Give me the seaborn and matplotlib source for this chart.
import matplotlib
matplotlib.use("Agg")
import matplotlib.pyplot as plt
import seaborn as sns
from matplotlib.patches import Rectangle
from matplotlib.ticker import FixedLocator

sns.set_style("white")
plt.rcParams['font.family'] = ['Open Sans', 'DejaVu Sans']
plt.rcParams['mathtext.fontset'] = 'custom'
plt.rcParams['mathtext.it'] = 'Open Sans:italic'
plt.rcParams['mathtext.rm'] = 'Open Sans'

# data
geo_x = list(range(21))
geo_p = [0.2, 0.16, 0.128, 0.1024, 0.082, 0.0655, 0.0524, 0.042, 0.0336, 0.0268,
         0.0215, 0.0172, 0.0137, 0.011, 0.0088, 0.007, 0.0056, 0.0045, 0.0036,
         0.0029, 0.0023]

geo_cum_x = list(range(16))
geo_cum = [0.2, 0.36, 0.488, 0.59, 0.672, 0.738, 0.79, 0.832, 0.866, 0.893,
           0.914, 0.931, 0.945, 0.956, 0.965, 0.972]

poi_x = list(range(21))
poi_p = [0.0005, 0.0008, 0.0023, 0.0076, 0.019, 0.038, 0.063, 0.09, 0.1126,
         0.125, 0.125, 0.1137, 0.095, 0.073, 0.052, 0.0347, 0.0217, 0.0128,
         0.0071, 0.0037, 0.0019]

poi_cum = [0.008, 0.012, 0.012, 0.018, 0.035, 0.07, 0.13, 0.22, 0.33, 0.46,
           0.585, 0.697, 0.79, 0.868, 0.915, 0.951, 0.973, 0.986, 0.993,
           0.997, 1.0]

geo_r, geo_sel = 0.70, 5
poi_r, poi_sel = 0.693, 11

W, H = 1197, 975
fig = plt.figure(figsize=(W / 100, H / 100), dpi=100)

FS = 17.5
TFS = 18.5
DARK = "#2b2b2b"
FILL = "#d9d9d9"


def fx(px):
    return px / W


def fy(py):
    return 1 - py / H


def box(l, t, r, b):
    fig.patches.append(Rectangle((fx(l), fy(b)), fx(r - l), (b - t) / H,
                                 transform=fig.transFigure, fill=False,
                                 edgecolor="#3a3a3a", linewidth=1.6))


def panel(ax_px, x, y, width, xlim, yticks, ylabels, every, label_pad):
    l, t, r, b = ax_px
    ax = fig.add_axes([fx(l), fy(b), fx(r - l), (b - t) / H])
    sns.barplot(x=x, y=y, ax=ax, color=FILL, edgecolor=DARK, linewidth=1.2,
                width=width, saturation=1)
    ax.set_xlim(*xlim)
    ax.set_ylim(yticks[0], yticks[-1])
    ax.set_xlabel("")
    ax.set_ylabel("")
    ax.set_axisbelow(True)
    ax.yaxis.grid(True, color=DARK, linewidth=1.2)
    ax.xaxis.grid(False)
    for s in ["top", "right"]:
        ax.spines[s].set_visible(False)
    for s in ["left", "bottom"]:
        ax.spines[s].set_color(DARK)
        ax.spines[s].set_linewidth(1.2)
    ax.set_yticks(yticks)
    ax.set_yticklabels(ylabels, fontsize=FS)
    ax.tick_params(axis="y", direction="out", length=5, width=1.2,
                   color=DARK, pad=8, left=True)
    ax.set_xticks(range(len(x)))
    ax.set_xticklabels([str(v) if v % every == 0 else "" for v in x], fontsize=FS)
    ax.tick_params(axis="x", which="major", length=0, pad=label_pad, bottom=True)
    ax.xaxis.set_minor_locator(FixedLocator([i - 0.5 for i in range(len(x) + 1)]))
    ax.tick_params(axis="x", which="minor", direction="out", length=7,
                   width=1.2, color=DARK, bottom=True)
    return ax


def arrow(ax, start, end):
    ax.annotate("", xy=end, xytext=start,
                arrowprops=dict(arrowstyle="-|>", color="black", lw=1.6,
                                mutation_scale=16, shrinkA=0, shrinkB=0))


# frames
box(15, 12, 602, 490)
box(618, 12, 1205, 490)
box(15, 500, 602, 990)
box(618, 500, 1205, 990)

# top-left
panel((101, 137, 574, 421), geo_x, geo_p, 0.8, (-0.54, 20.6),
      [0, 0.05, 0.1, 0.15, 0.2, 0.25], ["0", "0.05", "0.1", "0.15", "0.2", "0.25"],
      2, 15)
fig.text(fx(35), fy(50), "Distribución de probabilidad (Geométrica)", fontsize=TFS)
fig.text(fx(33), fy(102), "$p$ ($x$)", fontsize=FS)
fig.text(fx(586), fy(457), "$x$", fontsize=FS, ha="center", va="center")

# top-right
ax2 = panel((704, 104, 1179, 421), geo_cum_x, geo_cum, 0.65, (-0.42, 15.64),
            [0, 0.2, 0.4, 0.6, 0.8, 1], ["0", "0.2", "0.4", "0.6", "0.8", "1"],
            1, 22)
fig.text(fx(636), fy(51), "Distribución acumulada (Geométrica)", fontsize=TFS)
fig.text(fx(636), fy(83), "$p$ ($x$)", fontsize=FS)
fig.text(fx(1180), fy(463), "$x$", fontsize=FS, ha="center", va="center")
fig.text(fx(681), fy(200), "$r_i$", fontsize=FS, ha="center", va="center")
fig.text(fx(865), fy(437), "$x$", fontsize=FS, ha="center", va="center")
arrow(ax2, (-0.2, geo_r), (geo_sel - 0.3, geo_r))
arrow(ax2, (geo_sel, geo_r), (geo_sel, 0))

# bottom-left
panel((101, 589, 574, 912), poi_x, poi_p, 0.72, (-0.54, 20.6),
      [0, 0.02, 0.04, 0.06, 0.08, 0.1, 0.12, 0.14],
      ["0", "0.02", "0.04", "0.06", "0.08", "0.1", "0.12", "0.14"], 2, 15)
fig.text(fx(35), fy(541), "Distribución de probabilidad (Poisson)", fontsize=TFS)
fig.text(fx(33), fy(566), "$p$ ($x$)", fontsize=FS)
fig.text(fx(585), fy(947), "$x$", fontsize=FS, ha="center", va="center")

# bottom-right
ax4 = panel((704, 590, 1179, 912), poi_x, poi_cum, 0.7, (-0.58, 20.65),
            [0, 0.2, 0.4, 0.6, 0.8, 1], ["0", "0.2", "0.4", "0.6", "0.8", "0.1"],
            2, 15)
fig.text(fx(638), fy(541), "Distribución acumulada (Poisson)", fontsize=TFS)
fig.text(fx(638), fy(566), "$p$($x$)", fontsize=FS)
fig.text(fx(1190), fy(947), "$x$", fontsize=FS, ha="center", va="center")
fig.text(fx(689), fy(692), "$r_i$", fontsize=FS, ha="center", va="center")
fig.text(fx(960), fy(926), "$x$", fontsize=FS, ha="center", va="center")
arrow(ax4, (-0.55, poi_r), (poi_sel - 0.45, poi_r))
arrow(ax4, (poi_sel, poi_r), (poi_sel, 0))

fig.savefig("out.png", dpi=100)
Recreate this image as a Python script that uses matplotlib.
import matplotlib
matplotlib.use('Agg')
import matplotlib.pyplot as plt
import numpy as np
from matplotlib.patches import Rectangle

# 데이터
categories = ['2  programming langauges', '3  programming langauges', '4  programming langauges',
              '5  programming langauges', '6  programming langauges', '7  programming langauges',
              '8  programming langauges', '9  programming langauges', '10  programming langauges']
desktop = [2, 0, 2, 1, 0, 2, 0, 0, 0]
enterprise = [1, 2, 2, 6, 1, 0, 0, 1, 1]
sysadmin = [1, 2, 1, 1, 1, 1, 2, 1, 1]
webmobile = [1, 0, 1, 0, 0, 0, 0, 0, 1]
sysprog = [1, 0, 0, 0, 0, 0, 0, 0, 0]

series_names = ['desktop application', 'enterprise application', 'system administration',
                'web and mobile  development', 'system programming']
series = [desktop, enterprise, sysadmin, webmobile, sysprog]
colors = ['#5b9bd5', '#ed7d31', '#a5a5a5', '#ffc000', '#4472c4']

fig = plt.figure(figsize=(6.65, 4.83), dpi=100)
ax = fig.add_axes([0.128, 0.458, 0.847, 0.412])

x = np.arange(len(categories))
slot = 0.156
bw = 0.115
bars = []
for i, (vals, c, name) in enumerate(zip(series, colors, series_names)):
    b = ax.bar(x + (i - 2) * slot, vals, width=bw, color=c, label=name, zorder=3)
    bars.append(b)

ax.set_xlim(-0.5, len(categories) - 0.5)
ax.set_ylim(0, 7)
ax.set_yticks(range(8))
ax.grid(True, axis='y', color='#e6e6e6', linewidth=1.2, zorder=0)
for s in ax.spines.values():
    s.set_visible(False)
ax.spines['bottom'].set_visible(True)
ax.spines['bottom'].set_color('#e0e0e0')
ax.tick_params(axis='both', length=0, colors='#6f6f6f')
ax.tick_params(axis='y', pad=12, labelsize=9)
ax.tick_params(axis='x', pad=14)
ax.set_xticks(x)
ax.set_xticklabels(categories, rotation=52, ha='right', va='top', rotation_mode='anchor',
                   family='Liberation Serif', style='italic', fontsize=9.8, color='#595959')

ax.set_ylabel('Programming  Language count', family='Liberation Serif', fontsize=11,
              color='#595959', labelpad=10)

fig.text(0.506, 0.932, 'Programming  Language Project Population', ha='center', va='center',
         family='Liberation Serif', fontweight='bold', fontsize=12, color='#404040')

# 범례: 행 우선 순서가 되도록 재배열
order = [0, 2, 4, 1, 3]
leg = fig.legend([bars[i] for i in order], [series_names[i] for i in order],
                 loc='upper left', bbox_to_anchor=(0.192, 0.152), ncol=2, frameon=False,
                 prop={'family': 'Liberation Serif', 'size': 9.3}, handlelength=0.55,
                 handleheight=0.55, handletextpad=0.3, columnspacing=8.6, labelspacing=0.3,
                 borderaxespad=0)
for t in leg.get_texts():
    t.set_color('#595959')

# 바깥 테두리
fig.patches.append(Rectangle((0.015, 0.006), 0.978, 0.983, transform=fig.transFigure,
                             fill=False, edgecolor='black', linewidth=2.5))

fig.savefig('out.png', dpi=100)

⁂

Write out again, exactly, the lines from the start of the entries up to and including the one with "plt.rcParams['mathtext.rm'] = 'Open Sans'". Nothing else belongs in the reply.

◆ WRITTEN RESPONSE:
Give me the seaborn and matplotlib source for this chart.
import matplotlib
matplotlib.use("Agg")
import matplotlib.pyplot as plt
import seaborn as sns
from matplotlib.patches import Rectangle
from matplotlib.ticker import FixedLocator

sns.set_style("white")
plt.rcParams['font.family'] = ['Open Sans', 'DejaVu Sans']
plt.rcParams['mathtext.fontset'] = 'custom'
plt.rcParams['mathtext.it'] = 'Open Sans:italic'
plt.rcParams['mathtext.rm'] = 'Open Sans'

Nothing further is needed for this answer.